Publishers also decided to copy the movie industry model by re-structuring the entire industry around delivering billion dollar hits. Now, one high profile failure, or a string of missed sales projections, sees developers being fired in droves because every game costs hundreds of millions but needs to deliver billions in revenue to keep the pyramid scheme running.
The gaming press burned its bridges, killing the industry's ability to systematically swindle customers with fake hype cycles. They still try - see games like Concord and Veilguard - but that model is dead and buried. All that's left standing are soft-ball access media like IGN, which are little more than freelance advertisers for publishers, and are looked down on by most enthusiasts.
Then, publishers decided remasters and remakes were a good side hustle. Given the above low buy in for new AAA titles, gamers gladly buy improved versions of titles they know are already good, creating a negative feedback loop. Companies like Sony went all in, deciding its better to remaster TLOU three times rather than investing in new IPs, effectively cannibalising the future of the industry for short term gains.
This all creates a pressure cooker filled with petrol that's just waiting to be set off.

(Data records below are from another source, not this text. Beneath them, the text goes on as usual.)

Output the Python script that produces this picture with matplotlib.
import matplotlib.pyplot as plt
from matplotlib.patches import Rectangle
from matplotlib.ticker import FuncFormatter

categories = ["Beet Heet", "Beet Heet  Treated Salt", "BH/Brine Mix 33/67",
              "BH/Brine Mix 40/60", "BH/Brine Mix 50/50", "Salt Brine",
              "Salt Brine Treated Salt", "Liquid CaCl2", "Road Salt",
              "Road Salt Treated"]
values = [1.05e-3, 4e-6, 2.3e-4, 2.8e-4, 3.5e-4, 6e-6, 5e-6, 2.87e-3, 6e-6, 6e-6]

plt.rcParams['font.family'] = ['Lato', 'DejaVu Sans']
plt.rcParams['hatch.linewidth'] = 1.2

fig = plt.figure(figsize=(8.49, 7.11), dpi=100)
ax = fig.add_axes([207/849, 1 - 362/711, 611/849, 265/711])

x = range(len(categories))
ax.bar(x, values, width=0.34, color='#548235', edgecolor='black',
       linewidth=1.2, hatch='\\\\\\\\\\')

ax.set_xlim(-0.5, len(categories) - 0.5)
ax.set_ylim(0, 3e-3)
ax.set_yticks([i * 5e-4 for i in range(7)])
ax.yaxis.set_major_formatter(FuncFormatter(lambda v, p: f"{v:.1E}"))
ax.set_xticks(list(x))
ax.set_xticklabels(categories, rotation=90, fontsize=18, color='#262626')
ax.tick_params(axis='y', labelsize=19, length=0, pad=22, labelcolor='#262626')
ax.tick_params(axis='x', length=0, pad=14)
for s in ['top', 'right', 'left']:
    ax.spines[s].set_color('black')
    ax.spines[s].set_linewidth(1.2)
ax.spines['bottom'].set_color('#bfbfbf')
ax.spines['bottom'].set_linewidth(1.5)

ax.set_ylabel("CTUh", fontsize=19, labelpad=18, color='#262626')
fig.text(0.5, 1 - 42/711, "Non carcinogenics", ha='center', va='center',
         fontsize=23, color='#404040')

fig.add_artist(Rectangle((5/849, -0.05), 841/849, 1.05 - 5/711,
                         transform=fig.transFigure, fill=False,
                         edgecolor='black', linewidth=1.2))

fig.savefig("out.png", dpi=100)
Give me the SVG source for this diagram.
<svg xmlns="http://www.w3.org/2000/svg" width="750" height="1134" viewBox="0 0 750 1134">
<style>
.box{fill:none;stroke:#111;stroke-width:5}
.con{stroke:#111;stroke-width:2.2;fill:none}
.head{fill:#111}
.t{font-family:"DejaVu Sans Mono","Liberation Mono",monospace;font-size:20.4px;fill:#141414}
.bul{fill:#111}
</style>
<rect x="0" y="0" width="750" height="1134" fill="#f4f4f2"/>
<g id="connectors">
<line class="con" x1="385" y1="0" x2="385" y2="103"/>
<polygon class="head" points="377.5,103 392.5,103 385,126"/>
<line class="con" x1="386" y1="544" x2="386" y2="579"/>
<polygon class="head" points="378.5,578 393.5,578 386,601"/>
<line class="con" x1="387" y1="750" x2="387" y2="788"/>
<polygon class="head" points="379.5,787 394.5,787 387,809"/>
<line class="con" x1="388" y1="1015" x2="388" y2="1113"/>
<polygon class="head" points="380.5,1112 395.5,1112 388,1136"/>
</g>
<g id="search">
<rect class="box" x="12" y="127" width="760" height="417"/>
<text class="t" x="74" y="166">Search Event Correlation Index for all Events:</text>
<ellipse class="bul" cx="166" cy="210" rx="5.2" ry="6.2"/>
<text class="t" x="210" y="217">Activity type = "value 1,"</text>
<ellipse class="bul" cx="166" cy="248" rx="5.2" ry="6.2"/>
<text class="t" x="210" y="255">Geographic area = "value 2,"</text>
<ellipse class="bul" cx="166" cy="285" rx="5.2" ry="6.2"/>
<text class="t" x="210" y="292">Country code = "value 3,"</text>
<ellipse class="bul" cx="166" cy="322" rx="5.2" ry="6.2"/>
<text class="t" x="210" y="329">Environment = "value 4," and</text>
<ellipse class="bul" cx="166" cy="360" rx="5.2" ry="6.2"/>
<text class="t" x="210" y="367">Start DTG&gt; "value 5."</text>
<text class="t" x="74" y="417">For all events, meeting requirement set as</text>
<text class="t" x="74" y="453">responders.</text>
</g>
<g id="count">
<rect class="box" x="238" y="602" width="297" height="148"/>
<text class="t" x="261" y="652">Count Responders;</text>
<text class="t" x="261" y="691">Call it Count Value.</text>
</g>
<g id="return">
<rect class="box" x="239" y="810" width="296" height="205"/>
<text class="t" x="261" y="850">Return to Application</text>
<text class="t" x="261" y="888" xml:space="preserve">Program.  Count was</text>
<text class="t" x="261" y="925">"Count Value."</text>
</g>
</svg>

And the diesel-soaked rag that serves as the fuse on this atom bomb is western developers deciding that the majority of their customers need to be systematically re-educated out of their "dangerous world-view". Their customers like the wrong games, like the wrong music, like the wrong movies, are attracted to the wrong things, have incorrect political understandings, have incorrectly calibrated morality, buy the wrong clothes, share the wrong memes, voice the wrong opinions, ask the wrong questions, and have incorrect dreams and aspirations. So, developers need to fix gamers by taking away their toys and showing them how to think correctly. And the more resistance encountered, the clearer the need for forcible re-education.
Now, you have an industry where every other game is either poorly made, a copy/paste ball of non-sense, deliberately crafted propaganda, or a heartless hack job that all still needs to sell 10 million copies or everyone is fired - and gamers are just about done buying any of it. That, my dear GAF, is the recipe for an industry crash. And once the dust settles, the industry will go back to doing what it seems to absolutely loathe doing more than anything in the world: making games that gamers want to buy.